Prime Minister Binyamin Netanyahu kept up his criticism of the framework nuclear deal with Iran on Tuesday, pointing out that it fails to address Tehran’s long-range missile arsenal that he argues is meant to enable a nuclear strike against Israel.
“Why doesn’t the framework address Iran’s intercontinental ballistic missile program whose sole purpose is to carry nuclear payloads?” he asked on his official Twitter account, reports AFP.
He said the economic benefits from the easing of sanctions would go to fund Iran-sponsored terrorists across the Middle East, as Iran is the leading state sponsor of terrorism.
“What is to stop Iran from using the over one hundred billion dollars that will be unfrozen as part of this agreement to fund aggression and terror in Iraq, Syria, Lebanon, Yemen and elsewhere,” he tweeted.
It was the latest shot in transatlantic arguing over the issue between Netanyahu’s office and the White House, which has tried to positively present the plan that leaves all of Iran’s nuclear facilities intact and allows it to continue enriching uranium at a reduced rate, with the limitations expiring after a limited period of time.
As Netanyahu noted regarding funds, aside from the ICBM missile threat the deal also does not address Iran’s aggression in the region, which has seen it impose its influence in Lebanon through its terror proxy Lebanon, in Yemen via the Houthi Shi’ite militia, in Iraq through Shi’ite militias, and in Syria with Iranian troops and Hezbollah.

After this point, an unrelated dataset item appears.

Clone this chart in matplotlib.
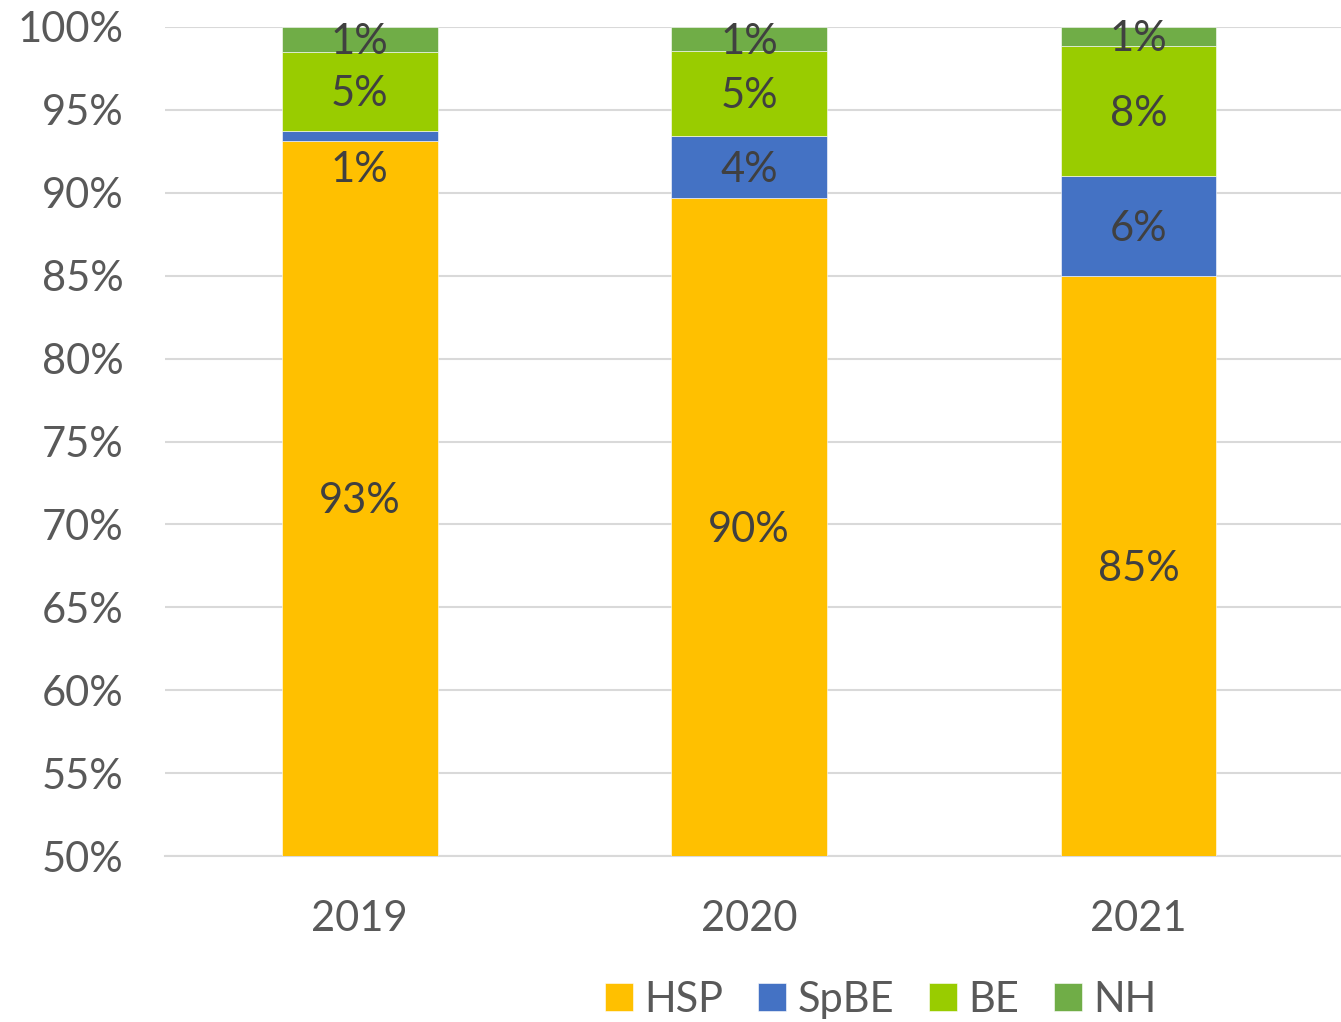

On Sunday, Netanyahu demanded that Iranian recognition of the Jewish state’s right to exist be written into last week’s agreement.
The following day US President Barack Obama rejected that call in an interview with US radio network NPR.
“The notion that we would condition Iran not getting nuclear weapons in a verifiable deal on Iran recognizing Israel, is really akin to saying that we won’t sign a deal unless the nature of the Iranian regime completely transforms,” Obama said. “And that is, I think, a fundamental misjudgement.”
Obama also admitted in the same interview that the deal would allow Iran by 2028 to have a “zero” breakout time, meaning it could obtain a nuclear weapon at any time it chose to do so.
It has been noted that a similar deal to the one sealed with Iran was signed with North Korea in 1994, and ended with the despotic regime achieving nuclear weapons a mere ten years later.
Iranian Revolutionary Guards Commander Maj. Gen. Mohammad Ali Jafari celebrated the deal this week as a “diplomatic jihad” victory against the US, noting that Obama didn’t change Iranian policy but rather his own policy by effectively taking the military option off the table.
“National paranoia”?
But Efraim Halevy, a former head of Israel’s Mossad intelligence agency, claimed on Tuesday that Israeli opposition to the emerging deal could run counter to the Jewish state’s interests.
“I think we find ourselves in a moment of national paranoia,” he told publicly-owned Channel One television. “It is not appropriate to our reality, our ability.”
“We are the strongest country in the Middle East, and the strongest country in the Middle East should not be saying every day that it is in danger of destruction,” he said. “Israel cannot be destroyed and it is about time that the citizens of Israel understand that, internalize it and behave appropriately.”
Halevy did not qualify how a nuclear-armed Iran, which has clearly declared its intentions to destroy Israel on numerous occasions, would not pose an existential threat.
That threat is viewed as being able to find expression either by Iran being able to launch a nuclear attack directly through ICBMs, or else smuggling nuclear-equipped missiles to its terror allies of Hezbollah on Israel’s northern border or Hamas in Gaza.